Data entries —
## Start
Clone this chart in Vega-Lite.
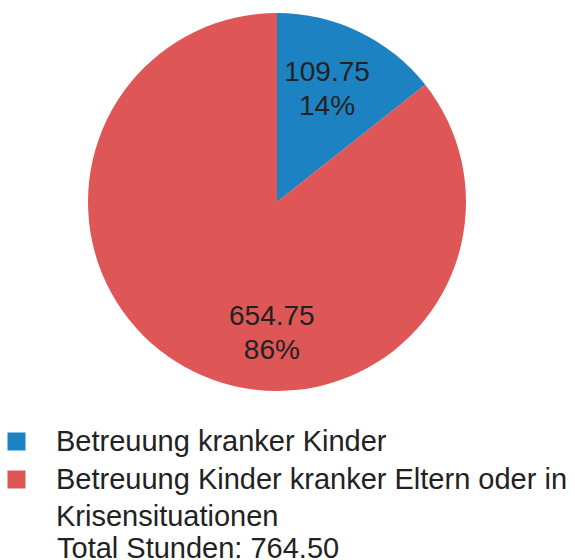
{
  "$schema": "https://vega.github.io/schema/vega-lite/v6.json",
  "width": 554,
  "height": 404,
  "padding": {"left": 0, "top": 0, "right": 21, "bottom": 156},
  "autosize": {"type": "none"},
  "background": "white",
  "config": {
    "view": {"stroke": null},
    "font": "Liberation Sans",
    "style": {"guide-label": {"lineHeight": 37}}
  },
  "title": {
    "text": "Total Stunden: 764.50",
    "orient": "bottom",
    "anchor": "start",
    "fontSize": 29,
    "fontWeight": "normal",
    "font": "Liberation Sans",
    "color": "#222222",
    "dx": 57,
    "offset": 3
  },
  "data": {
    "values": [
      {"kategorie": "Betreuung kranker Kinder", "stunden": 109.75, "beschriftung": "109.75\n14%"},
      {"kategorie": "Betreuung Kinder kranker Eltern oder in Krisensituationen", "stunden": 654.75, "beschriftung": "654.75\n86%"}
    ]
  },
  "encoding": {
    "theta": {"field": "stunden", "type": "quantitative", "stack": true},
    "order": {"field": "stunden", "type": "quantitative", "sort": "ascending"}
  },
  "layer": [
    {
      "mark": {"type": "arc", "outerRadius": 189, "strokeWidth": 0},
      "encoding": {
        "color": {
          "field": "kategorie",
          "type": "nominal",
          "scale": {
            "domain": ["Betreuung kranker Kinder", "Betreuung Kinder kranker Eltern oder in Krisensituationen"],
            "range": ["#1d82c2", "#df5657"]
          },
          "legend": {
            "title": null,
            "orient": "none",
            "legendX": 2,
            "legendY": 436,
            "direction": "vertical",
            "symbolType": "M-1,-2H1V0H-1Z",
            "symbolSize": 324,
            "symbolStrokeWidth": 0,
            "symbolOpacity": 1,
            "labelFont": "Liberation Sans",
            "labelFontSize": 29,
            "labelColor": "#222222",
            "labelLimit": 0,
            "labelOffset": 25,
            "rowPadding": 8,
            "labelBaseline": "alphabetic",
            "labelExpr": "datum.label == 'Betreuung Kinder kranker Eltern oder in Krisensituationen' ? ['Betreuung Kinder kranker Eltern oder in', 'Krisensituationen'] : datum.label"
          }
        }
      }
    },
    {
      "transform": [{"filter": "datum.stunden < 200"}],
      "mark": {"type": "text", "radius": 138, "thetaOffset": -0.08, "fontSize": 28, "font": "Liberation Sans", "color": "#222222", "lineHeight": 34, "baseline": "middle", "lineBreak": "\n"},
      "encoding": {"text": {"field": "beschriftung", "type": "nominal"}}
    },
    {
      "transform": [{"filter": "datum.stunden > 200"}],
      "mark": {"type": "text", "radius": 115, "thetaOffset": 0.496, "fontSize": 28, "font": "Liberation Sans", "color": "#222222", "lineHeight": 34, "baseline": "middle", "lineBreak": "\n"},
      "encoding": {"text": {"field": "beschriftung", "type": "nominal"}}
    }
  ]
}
## End
## Start
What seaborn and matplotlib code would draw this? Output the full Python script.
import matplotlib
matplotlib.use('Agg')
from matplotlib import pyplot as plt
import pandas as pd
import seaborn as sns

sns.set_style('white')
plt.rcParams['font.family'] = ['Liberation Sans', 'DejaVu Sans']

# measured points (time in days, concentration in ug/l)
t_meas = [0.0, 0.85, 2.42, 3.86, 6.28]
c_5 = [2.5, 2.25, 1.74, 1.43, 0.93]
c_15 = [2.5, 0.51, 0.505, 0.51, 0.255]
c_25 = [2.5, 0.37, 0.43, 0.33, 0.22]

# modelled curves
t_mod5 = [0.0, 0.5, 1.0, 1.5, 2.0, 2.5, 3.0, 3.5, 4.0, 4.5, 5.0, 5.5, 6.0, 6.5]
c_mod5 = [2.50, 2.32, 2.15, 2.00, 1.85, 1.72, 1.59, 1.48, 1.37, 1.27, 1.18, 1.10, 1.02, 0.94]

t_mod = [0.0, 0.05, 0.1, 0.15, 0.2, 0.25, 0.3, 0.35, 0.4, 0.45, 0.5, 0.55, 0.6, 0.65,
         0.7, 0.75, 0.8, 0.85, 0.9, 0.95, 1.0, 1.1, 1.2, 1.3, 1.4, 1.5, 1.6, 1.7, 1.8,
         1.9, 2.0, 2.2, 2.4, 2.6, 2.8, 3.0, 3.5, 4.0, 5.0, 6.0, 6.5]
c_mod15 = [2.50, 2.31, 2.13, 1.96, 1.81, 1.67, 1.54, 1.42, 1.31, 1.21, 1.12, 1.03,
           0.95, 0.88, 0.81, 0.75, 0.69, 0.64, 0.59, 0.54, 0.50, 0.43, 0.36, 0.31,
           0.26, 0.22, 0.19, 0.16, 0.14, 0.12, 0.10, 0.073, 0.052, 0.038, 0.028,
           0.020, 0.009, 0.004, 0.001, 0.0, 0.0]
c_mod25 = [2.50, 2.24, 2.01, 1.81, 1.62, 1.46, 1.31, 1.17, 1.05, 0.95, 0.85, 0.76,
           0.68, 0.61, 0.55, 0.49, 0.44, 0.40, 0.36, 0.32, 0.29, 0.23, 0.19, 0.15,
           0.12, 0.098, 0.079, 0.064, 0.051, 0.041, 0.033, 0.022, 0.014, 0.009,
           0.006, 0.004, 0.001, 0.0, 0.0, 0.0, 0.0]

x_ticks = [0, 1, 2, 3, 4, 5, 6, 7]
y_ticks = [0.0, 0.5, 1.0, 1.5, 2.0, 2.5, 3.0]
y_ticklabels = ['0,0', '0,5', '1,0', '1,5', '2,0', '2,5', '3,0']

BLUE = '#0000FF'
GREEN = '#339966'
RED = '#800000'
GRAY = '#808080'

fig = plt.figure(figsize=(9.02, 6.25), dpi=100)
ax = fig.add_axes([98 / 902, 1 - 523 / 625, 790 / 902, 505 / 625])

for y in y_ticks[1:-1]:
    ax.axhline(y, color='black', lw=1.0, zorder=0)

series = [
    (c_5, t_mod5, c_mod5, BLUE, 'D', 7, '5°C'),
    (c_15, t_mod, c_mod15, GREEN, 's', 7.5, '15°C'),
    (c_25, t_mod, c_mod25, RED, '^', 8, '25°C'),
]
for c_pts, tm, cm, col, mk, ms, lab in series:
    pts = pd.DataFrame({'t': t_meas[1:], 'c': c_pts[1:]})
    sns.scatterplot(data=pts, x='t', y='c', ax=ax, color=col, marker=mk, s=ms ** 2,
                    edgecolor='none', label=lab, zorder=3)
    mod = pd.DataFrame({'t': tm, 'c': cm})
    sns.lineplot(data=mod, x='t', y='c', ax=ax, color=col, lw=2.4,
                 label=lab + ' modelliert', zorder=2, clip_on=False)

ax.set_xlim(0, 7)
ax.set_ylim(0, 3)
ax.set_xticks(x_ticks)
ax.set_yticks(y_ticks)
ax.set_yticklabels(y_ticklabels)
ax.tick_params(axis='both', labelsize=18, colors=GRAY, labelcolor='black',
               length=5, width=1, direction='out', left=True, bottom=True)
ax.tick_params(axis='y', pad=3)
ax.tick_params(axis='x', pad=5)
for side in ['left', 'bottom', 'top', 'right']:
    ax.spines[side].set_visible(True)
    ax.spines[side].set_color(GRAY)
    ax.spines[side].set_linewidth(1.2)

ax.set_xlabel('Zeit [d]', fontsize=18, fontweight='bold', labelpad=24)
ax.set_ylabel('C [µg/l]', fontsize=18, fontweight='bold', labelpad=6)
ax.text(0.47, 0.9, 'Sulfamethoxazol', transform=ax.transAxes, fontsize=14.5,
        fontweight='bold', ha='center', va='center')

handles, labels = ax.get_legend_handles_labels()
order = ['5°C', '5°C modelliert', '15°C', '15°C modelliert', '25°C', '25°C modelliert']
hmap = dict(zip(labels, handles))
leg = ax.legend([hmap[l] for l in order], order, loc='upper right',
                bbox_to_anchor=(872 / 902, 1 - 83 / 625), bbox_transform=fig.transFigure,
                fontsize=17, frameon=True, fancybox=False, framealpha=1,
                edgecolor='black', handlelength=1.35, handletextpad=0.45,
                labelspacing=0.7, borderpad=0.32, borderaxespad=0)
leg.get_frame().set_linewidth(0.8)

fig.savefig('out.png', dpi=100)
## End
Task description —
Starting at the line that holds "What seaborn and", copy each line exactly and stop after the line that holds "1.10, 1.02, 0.94]".

The answer —
What seaborn and matplotlib code would draw this? Output the full Python script.
import matplotlib
matplotlib.use('Agg')
from matplotlib import pyplot as plt
import pandas as pd
import seaborn as sns

sns.set_style('white')
plt.rcParams['font.family'] = ['Liberation Sans', 'DejaVu Sans']

# measured points (time in days, concentration in ug/l)
t_meas = [0.0, 0.85, 2.42, 3.86, 6.28]
c_5 = [2.5, 2.25, 1.74, 1.43, 0.93]
c_15 = [2.5, 0.51, 0.505, 0.51, 0.255]
c_25 = [2.5, 0.37, 0.43, 0.33, 0.22]

# modelled curves
t_mod5 = [0.0, 0.5, 1.0, 1.5, 2.0, 2.5, 3.0, 3.5, 4.0, 4.5, 5.0, 5.5, 6.0, 6.5]
c_mod5 = [2.50, 2.32, 2.15, 2.00, 1.85, 1.72, 1.59, 1.48, 1.37, 1.27, 1.18, 1.10, 1.02, 0.94]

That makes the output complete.